_PROVIDED DATA_
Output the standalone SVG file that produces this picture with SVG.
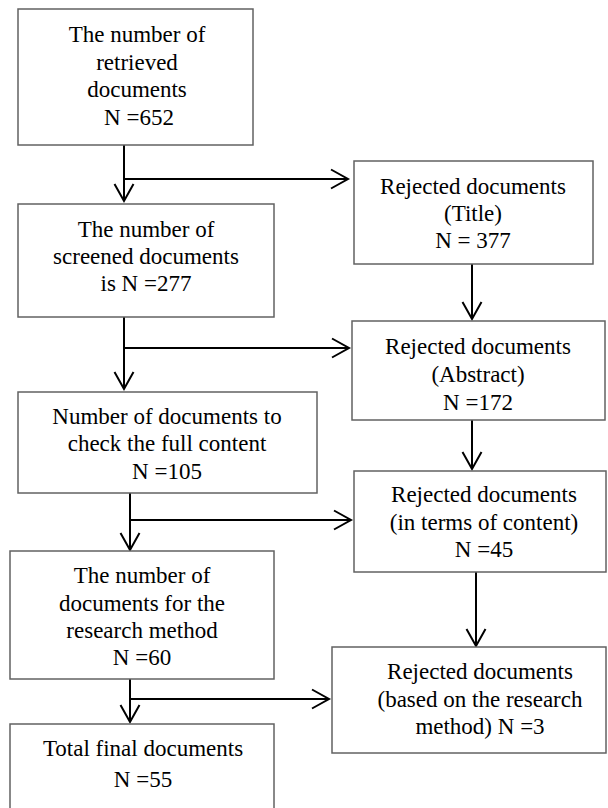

---

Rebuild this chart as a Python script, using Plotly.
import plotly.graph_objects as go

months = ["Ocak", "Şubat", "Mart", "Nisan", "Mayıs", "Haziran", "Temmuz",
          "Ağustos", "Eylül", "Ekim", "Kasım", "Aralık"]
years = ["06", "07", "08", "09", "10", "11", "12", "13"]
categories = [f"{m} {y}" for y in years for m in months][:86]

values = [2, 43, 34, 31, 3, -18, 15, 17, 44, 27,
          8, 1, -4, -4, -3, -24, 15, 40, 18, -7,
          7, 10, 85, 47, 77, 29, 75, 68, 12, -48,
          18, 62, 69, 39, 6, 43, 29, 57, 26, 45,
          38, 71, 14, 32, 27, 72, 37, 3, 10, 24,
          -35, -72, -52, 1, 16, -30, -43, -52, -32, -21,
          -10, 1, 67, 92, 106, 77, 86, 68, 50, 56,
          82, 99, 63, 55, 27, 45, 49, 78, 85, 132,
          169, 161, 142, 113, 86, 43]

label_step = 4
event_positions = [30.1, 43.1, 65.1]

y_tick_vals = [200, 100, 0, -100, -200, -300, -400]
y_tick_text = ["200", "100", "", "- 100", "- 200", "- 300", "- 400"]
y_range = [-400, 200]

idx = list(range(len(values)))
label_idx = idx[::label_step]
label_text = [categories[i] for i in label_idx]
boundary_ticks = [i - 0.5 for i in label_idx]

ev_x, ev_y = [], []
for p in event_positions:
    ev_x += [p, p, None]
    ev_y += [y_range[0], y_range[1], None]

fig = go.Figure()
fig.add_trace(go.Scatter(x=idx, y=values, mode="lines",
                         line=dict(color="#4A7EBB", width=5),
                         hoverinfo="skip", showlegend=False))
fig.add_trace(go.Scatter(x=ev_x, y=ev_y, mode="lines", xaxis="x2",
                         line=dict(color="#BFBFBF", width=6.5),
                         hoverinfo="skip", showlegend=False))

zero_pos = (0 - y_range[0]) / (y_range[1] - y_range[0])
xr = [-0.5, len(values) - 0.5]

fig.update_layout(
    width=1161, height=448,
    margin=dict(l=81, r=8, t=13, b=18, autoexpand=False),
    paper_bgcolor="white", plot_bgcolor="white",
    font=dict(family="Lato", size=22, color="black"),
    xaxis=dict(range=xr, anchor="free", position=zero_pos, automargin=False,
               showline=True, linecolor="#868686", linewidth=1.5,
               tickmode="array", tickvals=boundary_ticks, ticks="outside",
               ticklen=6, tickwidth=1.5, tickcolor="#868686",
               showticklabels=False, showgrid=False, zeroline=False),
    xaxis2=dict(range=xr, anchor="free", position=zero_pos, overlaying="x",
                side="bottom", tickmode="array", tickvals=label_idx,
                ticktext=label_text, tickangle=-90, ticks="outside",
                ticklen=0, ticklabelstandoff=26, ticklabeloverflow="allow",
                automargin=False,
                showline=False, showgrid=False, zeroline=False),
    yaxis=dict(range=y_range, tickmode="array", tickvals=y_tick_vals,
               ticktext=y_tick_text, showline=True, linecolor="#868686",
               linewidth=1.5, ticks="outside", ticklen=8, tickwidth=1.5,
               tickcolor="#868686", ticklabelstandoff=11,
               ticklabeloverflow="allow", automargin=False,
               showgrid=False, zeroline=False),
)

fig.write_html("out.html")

_REQUEST_
Quote nothing but the lines that run from the line containing "Rebuild this chart" through the line containing "m in months][:86]", keeping both of them word for word.

_FINAL RESULT_
Rebuild this chart as a Python script, using Plotly.
import plotly.graph_objects as go

months = ["Ocak", "Şubat", "Mart", "Nisan", "Mayıs", "Haziran", "Temmuz",
          "Ağustos", "Eylül", "Ekim", "Kasım", "Aralık"]
years = ["06", "07", "08", "09", "10", "11", "12", "13"]
categories = [f"{m} {y}" for y in years for m in months][:86]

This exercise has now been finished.